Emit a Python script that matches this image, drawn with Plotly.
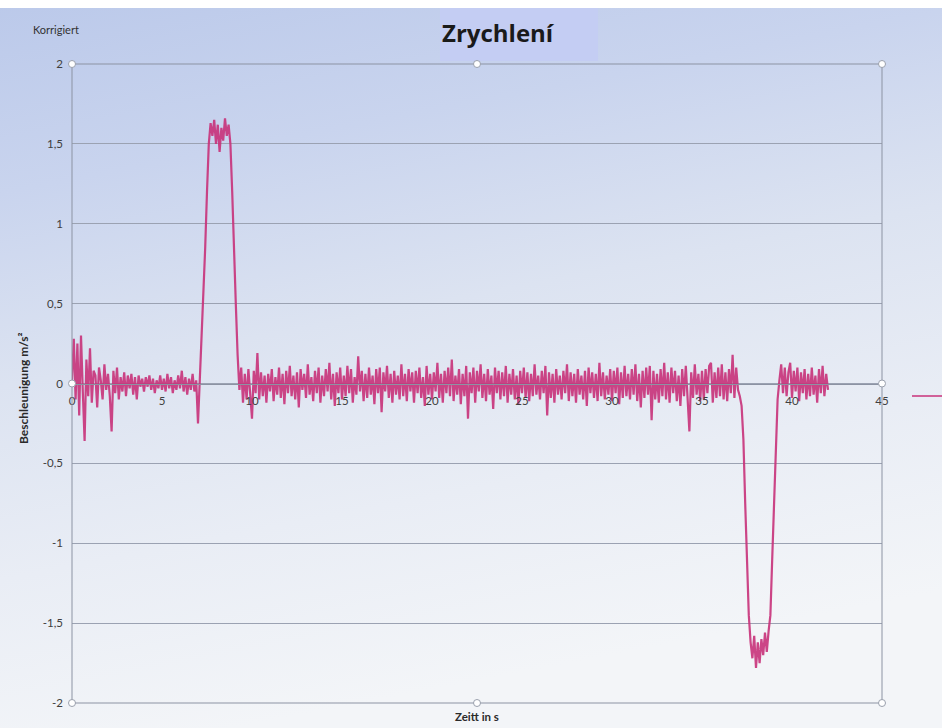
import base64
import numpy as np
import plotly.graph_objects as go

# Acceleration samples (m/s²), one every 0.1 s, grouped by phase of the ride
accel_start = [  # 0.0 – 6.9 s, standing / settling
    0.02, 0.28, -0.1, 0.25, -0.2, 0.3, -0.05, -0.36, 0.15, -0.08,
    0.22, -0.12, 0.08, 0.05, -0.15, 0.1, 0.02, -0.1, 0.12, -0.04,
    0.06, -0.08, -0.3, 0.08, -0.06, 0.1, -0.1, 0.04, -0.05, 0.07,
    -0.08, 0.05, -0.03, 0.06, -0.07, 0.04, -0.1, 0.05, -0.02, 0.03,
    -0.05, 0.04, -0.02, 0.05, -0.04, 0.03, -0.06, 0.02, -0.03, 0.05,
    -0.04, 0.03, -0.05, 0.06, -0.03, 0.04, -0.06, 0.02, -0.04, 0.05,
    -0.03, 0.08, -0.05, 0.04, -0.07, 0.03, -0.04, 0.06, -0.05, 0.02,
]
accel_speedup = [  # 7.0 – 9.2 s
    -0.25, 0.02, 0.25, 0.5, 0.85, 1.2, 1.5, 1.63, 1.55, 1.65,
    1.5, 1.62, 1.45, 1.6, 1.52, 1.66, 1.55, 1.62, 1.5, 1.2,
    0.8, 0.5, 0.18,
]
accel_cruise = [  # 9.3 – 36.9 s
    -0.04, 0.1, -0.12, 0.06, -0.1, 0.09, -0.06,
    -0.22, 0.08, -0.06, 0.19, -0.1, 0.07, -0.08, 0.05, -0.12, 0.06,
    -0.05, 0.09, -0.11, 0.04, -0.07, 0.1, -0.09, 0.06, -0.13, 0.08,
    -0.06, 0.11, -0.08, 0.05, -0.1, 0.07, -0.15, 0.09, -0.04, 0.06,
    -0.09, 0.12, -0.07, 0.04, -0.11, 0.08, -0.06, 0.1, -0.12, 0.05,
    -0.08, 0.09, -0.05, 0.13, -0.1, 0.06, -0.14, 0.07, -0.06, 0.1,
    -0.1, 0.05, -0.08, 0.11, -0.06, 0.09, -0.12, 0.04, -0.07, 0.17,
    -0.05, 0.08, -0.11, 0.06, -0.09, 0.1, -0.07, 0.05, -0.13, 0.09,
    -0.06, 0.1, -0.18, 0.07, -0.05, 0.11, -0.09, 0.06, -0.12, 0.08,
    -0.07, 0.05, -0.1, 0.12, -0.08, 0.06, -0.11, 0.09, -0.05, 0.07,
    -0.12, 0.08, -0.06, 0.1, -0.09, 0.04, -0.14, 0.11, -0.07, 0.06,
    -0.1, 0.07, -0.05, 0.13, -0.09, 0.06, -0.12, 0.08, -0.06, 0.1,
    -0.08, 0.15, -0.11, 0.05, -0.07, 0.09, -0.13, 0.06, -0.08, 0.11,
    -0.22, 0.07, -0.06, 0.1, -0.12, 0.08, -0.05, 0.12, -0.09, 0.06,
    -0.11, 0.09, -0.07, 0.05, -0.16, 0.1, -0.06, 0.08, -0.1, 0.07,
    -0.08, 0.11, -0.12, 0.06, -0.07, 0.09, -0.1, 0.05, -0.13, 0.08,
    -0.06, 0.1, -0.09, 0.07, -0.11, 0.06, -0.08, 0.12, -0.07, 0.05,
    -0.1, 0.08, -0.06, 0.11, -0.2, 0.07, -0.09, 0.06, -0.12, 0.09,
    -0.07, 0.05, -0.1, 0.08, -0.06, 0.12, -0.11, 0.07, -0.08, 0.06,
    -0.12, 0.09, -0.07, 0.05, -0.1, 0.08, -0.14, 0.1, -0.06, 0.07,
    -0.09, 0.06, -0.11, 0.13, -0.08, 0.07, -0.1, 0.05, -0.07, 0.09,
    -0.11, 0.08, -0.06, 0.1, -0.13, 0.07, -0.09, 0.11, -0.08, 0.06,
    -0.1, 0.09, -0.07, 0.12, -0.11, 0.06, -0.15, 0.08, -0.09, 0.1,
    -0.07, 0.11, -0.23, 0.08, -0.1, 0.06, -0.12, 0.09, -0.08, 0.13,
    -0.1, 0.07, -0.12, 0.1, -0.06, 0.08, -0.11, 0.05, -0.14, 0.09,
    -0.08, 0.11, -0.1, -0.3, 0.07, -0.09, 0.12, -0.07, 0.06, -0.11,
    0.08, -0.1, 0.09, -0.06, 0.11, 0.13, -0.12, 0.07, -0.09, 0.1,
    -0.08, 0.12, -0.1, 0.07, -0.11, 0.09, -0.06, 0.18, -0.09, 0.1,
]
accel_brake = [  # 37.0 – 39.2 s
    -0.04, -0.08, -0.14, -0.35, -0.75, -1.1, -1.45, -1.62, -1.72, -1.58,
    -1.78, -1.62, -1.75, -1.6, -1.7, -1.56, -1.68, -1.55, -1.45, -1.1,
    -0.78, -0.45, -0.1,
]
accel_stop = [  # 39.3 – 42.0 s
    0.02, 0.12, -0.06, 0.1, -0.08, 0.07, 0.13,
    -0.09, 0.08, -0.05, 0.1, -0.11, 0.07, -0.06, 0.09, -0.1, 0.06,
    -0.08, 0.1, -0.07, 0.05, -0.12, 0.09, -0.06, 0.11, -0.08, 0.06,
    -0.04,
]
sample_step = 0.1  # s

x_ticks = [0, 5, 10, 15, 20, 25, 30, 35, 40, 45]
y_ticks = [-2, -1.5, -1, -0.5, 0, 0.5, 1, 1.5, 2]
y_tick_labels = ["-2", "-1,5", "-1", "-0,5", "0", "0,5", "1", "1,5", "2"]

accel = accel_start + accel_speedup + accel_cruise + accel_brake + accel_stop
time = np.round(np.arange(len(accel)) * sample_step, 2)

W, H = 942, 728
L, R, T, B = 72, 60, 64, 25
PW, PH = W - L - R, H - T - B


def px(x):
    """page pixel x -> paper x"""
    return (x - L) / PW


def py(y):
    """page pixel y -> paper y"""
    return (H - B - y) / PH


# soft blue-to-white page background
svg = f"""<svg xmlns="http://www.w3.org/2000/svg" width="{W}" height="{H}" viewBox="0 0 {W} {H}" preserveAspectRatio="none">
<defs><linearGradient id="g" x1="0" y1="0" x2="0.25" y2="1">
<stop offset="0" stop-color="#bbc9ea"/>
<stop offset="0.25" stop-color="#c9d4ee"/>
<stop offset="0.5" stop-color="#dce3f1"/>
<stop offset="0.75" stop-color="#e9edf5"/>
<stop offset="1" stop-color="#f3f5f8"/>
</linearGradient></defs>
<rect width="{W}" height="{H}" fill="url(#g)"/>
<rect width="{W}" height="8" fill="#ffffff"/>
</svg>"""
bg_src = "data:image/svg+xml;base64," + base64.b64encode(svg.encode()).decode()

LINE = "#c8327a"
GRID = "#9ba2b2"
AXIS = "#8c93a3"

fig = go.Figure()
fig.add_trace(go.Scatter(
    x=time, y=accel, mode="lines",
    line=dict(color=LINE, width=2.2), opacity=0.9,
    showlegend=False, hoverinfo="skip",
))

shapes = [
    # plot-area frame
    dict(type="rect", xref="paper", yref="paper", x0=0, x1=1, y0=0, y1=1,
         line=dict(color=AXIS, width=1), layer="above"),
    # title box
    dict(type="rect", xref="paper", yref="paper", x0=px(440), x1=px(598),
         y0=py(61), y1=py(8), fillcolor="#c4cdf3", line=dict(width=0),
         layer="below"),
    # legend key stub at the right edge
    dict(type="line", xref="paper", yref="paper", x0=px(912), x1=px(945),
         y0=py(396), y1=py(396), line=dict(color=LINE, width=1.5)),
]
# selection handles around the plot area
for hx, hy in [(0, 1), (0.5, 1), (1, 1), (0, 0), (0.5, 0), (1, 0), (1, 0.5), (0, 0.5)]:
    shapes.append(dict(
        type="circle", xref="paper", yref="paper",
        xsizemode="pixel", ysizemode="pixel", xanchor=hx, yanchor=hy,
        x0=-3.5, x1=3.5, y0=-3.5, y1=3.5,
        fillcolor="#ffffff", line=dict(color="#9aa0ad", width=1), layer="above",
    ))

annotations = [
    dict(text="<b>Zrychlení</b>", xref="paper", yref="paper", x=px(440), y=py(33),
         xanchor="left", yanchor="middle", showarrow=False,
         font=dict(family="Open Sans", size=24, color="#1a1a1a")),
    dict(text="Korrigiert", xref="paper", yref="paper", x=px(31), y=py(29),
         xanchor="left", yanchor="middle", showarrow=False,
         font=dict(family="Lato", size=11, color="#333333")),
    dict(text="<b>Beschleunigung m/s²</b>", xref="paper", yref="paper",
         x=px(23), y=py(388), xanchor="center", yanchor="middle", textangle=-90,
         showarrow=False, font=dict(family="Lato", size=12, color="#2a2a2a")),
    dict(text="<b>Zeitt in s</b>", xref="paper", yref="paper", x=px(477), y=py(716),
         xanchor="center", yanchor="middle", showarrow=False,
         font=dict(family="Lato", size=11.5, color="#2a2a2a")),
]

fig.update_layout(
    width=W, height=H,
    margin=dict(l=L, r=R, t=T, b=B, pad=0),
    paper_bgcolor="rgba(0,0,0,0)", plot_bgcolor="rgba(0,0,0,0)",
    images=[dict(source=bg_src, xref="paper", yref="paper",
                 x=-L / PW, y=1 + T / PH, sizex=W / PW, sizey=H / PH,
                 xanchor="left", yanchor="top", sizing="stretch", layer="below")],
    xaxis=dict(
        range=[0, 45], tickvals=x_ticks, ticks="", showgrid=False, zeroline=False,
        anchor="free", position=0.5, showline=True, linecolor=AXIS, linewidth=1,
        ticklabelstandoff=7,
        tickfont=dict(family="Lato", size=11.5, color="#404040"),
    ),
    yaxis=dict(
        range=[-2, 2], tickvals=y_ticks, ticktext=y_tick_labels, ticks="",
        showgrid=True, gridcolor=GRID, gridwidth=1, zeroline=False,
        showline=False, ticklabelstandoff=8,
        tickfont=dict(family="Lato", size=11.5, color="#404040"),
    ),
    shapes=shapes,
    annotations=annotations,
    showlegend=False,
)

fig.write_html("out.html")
########################################
* **Your goal**: Restate each line from the start of the listing through the line bearing "import plotly.graph_objects as go" word for word. Drop the pictures.

* **Task result**:
Emit a Python script that matches this image, drawn with Plotly.
import base64
import numpy as np
import plotly.graph_objects as go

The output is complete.